By eliminating the text-book, or by using it simply as a convenient syllabus and chronological guide to an inquiry into the significance and relationship of the events of the past, with the aid of every good historical work available for reference, the study of history would become a matter of concern to the pupil; and the past, looked at from several angles, and down a felt perspective of time, would become real.
I am aware that this is done in the higher flights of the educational system. But why is it that the easy and profitable methods of learning are put off so long and the hardest and most profitless forced upon children? Is it that easier learning means harder teaching? I am not sure of that; the only difficulty about such a method as I have described would be in the mere change from the old to the new. No, I think the real trouble lies in the superstition of the Book.
This may be seen in the teaching of mathematics. Before they come to school, children have usually learned to count, and learned easily because they were counting real objects. The objective aspect of mathematics is almost immediately lost sight of in school. Even the blackboard affords no release from the book, for who ever saw a blackboard outside a schoolroom? Mathematics comes to seem something horribly useless. The child simply does not believe that people ever go through these tortures when they grow up. Even the suggestive fables into which the “examples” are sometimes cast, fail to convince him. “If a carpenter—” “A salesman has—” But he is neither a carpenter nor a salesman. He is a weary child, and he is not going to pretend to be a carpenter or a salesman unless he gets some fun out of it. The thing about a carpenter or a salesman which appeals to the child’s imagination is something other than mathematics. No, the printed word does not suffice. But let him be a carpenter or salesman for the nonce, let him with saw or sugar-scoop in hand find it to be necessary to add, subtract, multiply, divide and deal in fractions, and he will rise undaunted to the occasion. And, having found in actual practice just what his difficulties are, he will cheerfully use book and blackboard. Where there’s a will there’s a way, and mathematics has only to come to seem a desirable acquisition to become an easily mastered one. I should say that the ideal way of teaching a boy of eight mathematics—including, if necessary, trigonometry—is as a part of the delightful task of constructing a motorcycle. I remember that I gained in twenty-four hours an insight into the mysteries of English grammar which I had failed to get in the 1200 odd lessons previously inflicted on me in school—and I gained that insight in writing my first short story. When an effect that you yourself want to achieve depends on a preposition or a fraction, then, and only then, are such things humanly worth knowing.

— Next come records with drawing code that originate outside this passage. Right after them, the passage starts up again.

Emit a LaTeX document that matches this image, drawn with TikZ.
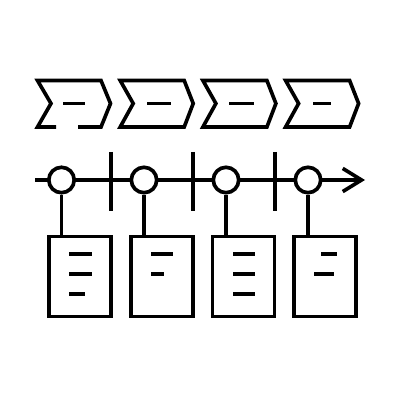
\documentclass[tikz,border=0pt]{standalone}
\usetikzlibrary{arrows.meta}
\begin{document}
\begin{tikzpicture}[x=0.025cm,y=-0.025cm,line width=2.6pt,miter limit=10,
  dot/.style={circle,draw,fill=white,minimum size=0.635cm,inner sep=0pt},
  card/.style={rectangle,draw,fill=white,minimum width=1.55cm,minimum height=2.0cm,inner sep=0pt},
  stroke/.style={line width=2.6pt}]
\useasboundingbox (0,0) rectangle (400,400);
% chevrons
\draw[stroke] (56,127) -- (37.5,127) -- (51,103.5) -- (37.5,80.5) -- (101,80.5) -- (110.5,103.5) -- (101,127) -- (78,127);
\foreach \i in {1,2,3}{
  \pgfmathsetmacro{\xo}{37.5+82.7*\i}
  \draw[stroke] (\xo,80.5) -- (\xo+64,80.5) -- (\xo+73,103.5) -- (\xo+64,127) -- (\xo,127) -- (\xo+13,103.5) -- cycle;
}
\draw[stroke] (63,103.5) -- (85,103.5);
\draw[stroke] (147,103.5) -- (171,103.5);
\draw[stroke] (229,103.5) -- (254,103.5);
\draw[stroke] (313,103.5) -- (331,103.5);
% timeline
\coordinate (ts) at (35,180);
\coordinate (te) at (365,180);
\draw[stroke,-{Straight Barb[length=0.47cm,width=0.58cm,line width=2.6pt]}] (ts) -- (te);
% ticks
\foreach \x in {111,193,275}{ \draw[stroke] (\x,152) -- (\x,211); }
% circles and boxes
\node[dot] (c1) at (61.5,180) {};
\node[dot] (c2) at (144,180) {};
\node[dot] (c3) at (226,180) {};
\node[dot] (c4) at (308,180) {};
\node[card] (b1) at (80,276.5) {};
\node[card] (b2) at (161.7,276.5) {};
\node[card] (b3) at (243.4,276.5) {};
\node[card] (b4) at (325,276.5) {};
\draw[stroke] (c1.south) -- (c1.south |- b1.north);
\draw[stroke] (c2.south) -- (c2.south |- b2.north);
\draw[stroke] (c3.south) -- (c3.south |- b3.north);
\draw[stroke] (c4.south) -- (c4.south |- b4.north);
% card lines
\draw[stroke] (69,254) -- (92,254) (69,274) -- (92,274) (69,294) -- (85,294);
\draw[stroke] (151,254) -- (173,254) (151,274) -- (164,274);
\draw[stroke] (233,254) -- (255,254) (233,274) -- (255,274) (233,294) -- (255,294);
\draw[stroke] (321,254) -- (337,254) (314,274) -- (334,274);
\end{tikzpicture}
\end{document}
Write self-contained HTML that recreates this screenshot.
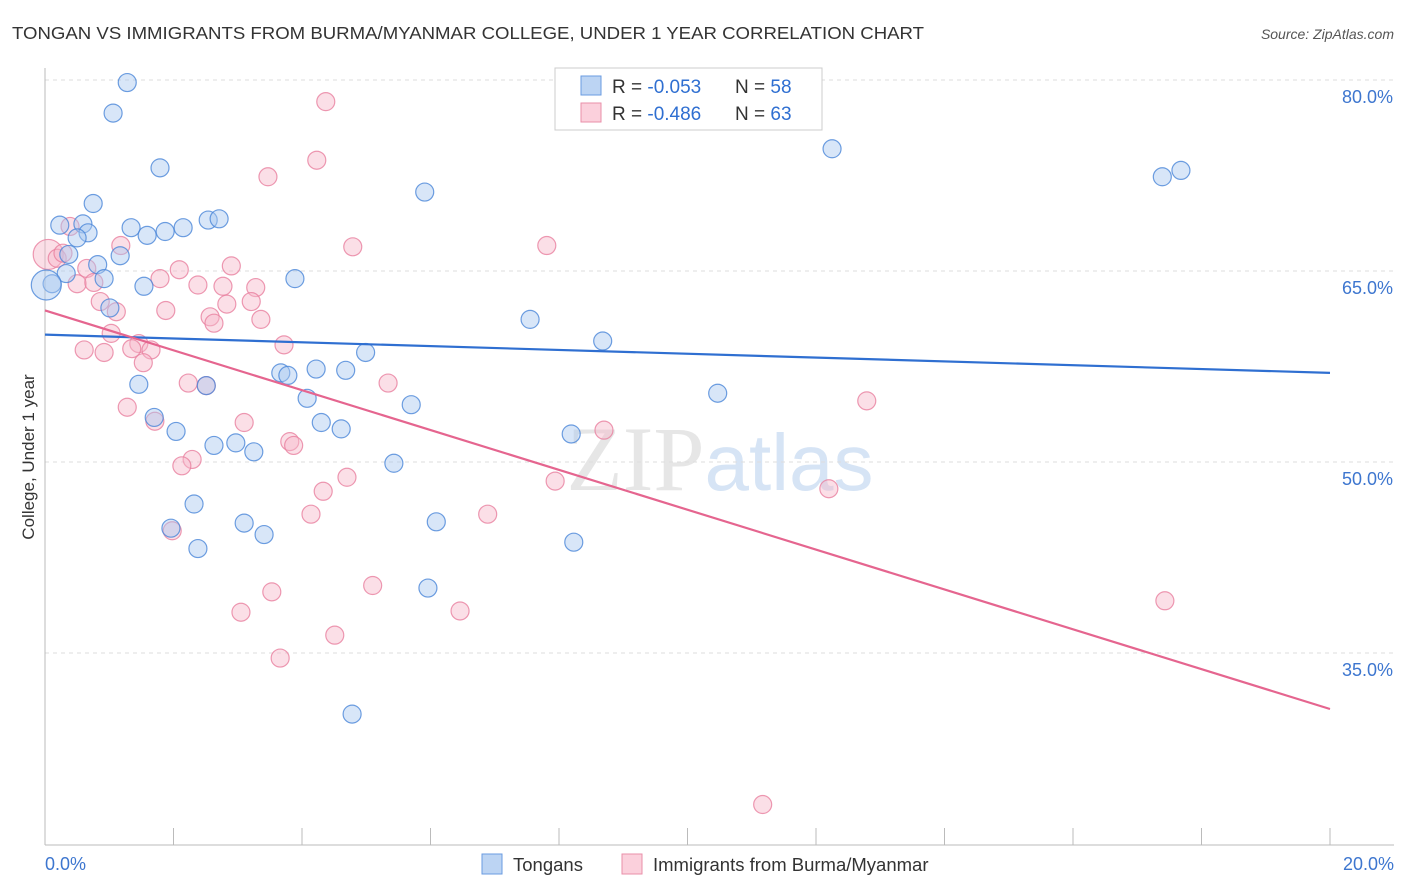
<!DOCTYPE html>
<html><head><meta charset="utf-8"><style>
body{margin:0;background:#fff;font-family:"Liberation Sans",sans-serif;}
svg{display:block}
</style></head><body>
<svg id="chart" width="1406" height="892">
<text x="12" y="39" font-size="17.5" fill="#333" textLength="912" lengthAdjust="spacingAndGlyphs">TONGAN VS IMMIGRANTS FROM BURMA/MYANMAR COLLEGE, UNDER 1 YEAR CORRELATION CHART</text>
<text x="1394" y="39" font-size="14" fill="#555" font-style="italic" text-anchor="end">Source: ZipAtlas.com</text>
<text x="720" y="490" font-size="92" fill="#e6e6e6" text-anchor="middle" font-family="Liberation Serif">ZIP<tspan fill="#d6e4f5" font-family="Liberation Sans" font-size="80">atlas</tspan></text>
<g id="grid"></g>
<g id="pts"></g>
<g id="lines"></g>
<text transform="translate(34,457) rotate(-90)" font-size="17" fill="#333" text-anchor="middle">College, Under 1 year</text>
<g>
<rect x="555" y="68" width="267" height="62" fill="#fff" stroke="#ccc"/>
<rect x="581" y="76" width="20" height="19" fill="#bcd4f3" stroke="#6a9be0"/>
<text x="612" y="93" font-size="19" fill="#333">R = <tspan fill="#2f6fd1">-0.053</tspan></text>
<text x="735" y="93" font-size="19" fill="#333">N = <tspan fill="#2f6fd1">58</tspan></text>
<rect x="581" y="103" width="20" height="19" fill="#fbd0dc" stroke="#ea8fa9"/>
<text x="612" y="120" font-size="19" fill="#333">R = <tspan fill="#2f6fd1">-0.486</tspan></text>
<text x="735" y="120" font-size="19" fill="#333">N = <tspan fill="#2f6fd1">63</tspan></text>
</g>
<g>
<rect x="482" y="854" width="20" height="20" fill="#bcd4f3" stroke="#6a9be0"/>
<text x="513" y="871" font-size="18.5" fill="#333">Tongans</text>
<rect x="622" y="854" width="20" height="20" fill="#fbd0dc" stroke="#ea8fa9"/>
<text x="653" y="871" font-size="18.5" fill="#333">Immigrants from Burma/Myanmar</text>
</g>
</svg>
<script>
const yTicks=[80,65,50,35];
const xTickLabels=["0.0%","20.0%"];
const blueX=[1.28,1.06,1.79,0.75,0.23,0.59,0.67,0.50,1.34,1.59,1.87,2.15,2.54,2.71,0.37,1.17,0.82,0.33,0.92,0.11,0.02,1.54,3.89,1.01,5.91,12.25,17.39,17.68,7.55,8.68,4.99,1.46,2.51,3.67,3.78,4.22,4.68,4.08,5.70,10.47,1.70,4.30,4.61,2.04,8.19,2.63,2.97,3.25,5.43,2.32,1.96,3.10,6.09,3.41,8.23,2.38,5.96,4.78];
const blueY=[79.8,77.4,73.1,70.3,68.6,68.7,68.0,67.6,68.4,67.8,68.1,68.4,69.0,69.1,66.3,66.2,65.5,64.8,64.4,64.0,63.9,63.8,64.4,62.1,71.2,74.6,72.4,72.9,61.2,59.5,58.6,56.1,56.0,57.0,56.8,57.3,57.2,55.0,54.5,55.4,53.5,53.1,52.6,52.4,52.2,51.3,51.5,50.8,49.9,46.7,44.8,45.2,45.3,44.3,43.7,43.2,40.1,30.2];
const pinkX=[4.37,4.23,3.47,0.05,0.19,0.28,0.39,1.18,4.79,7.81,0.65,2.09,2.90,1.79,0.50,0.76,2.38,2.77,3.28,0.86,2.83,3.21,1.88,1.11,2.57,2.63,3.36,1.03,1.46,1.35,1.65,0.61,0.92,3.72,1.53,2.23,2.51,5.34,12.79,1.28,1.71,3.10,8.70,3.81,3.87,2.29,2.13,4.70,7.94,4.33,12.20,4.14,6.89,1.98,5.10,3.53,3.05,6.46,17.43,4.51,3.66,11.17];
const pinkY=[78.3,73.7,72.4,66.3,66.0,66.4,68.5,67.0,66.9,67.0,65.2,65.1,65.4,64.4,64.0,64.1,63.9,63.8,63.7,62.6,62.4,62.6,61.9,61.8,61.4,60.9,61.2,60.1,59.3,58.9,58.8,58.8,58.6,59.2,57.8,56.2,56.0,56.2,54.8,54.3,53.2,53.1,52.5,51.6,51.3,50.2,49.7,48.8,48.5,47.7,47.9,45.9,45.9,44.6,40.3,39.8,38.2,38.3,39.1,36.4,34.6,23.1];
const blueTrend=[60.0,57.0];
const pinkTrend=[61.9,30.6];
const X0=45,X1=1330,Y80=80,PXPCT=12.733;
const xs=v=>X0+(v/20)*(X1-X0);
const ys=v=>Y80+(80-v)*PXPCT;
const NS="http://www.w3.org/2000/svg";
function mk(tag,attrs,parent){const e=document.createElementNS(NS,tag);for(const k in attrs)e.setAttribute(k,attrs[k]);parent.appendChild(e);return e;}
const grid=document.getElementById('grid');
yTicks.forEach(t=>{
  const l=mk('line',{x1:45,x2:1394,y1:ys(t),y2:ys(t),stroke:'#ddd','stroke-dasharray':'4,4'},grid);
  
  
  const tx=mk('text',{x:1393,y:ys(t)+23,'font-size':18,fill:'#3d76cf','text-anchor':'end'},grid);
  tx.textContent=t.toFixed(1)+'%';
  
  
});
const ax=mk('line',{x1:45,x2:45,y1:68,y2:845,stroke:'#bbb'},grid);


const bx=mk('line',{x1:45,x2:1394,y1:845,y2:845,stroke:'#bbb'},grid);


for(let i=0;i<=10;i++){
  const t=mk('line',{x1:xs(i*2),x2:xs(i*2),y1:828,y2:845,stroke:'#bbb'},grid);
  
  
}
xTickLabels.forEach((s,i)=>{
  const tx=mk('text',{x:i?1394:45,y:870,'font-size':18,fill:'#3d76cf','text-anchor':i?'end':'start'},grid);
  tx.textContent=s;
  
  
});
const pts=document.getElementById('pts');
function dots(X,Y,fill,stroke,name){
  X.forEach((x,i)=>{
    const r=(x<0.1)?15:9;
    const c=mk('circle',{cx:xs(x),cy:ys(Y[i]),r:r,fill:fill,'fill-opacity':0.45,stroke:stroke,'stroke-width':1.2,'stroke-opacity':0.8},pts);
    
    
  });
}
dots(pinkX,pinkY,'#f7b8ca','#e9809f','burma-point');
dots(blueX,blueY,'#a9c8f0','#4a86d8','tongan-point');
const lines=document.getElementById('lines');
const lb=mk('line',{x1:xs(0),y1:ys(blueTrend[0]),x2:xs(20),y2:ys(blueTrend[1]),stroke:'#2f6fd1','stroke-width':2.2},lines);


const lp=mk('line',{x1:xs(0),y1:ys(pinkTrend[0]),x2:xs(20),y2:ys(pinkTrend[1]),stroke:'#e5658f','stroke-width':2.2},lines);


</script>
</body></html>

If you want to see the most terrific and damning criticism of text-books, open one of them which has been used by a child, and see it written there on the margins in fretful and meandering curleques, which say as plainly as the handwriting on Belshazzar’s wall, “I have weighed this book in the balance and found it wanting. It does not interest me. It leaves my spirit vexed and impatient.” I have estimated that the scrawl-work in a single average schoolbook, if unwound and placed end to end, would extend along the Lincoln Highway from Weehawken, N. J., to Davenport, Ia.; while the total energy which goes into the making of these scrawls each day in the public schools of New York City alone, would be sufficient to hoist a grand piano to the top of the Woolworth building. The grand total for the United States of the soul-power that dribbles out into these ugly pencilings, amounts to a huge Niagara of wasted energy.
The Book, as the centre of our educational process, must be demoted. It is a good servant, but a bad master. And only as a servant can it be tolerated—as an adjunct to the gardens and workshops and laboratories and kitchens and studios and playgrounds of the school-world.
V. The Magic Theory of Education
BUT these are not the only superstitions which have muddled the educational process. You have heard that favourite speech of the condemned criminal: “I never had no education.”
He does not refer to moral education; he is not complaining that he was never instructed as to the sacredness of life and private property. He means that he never studied arithmetic and geography and spelling—or not enough to mention. He means that geography, etc., would have saved him from a life of crime and a finish behind the bars.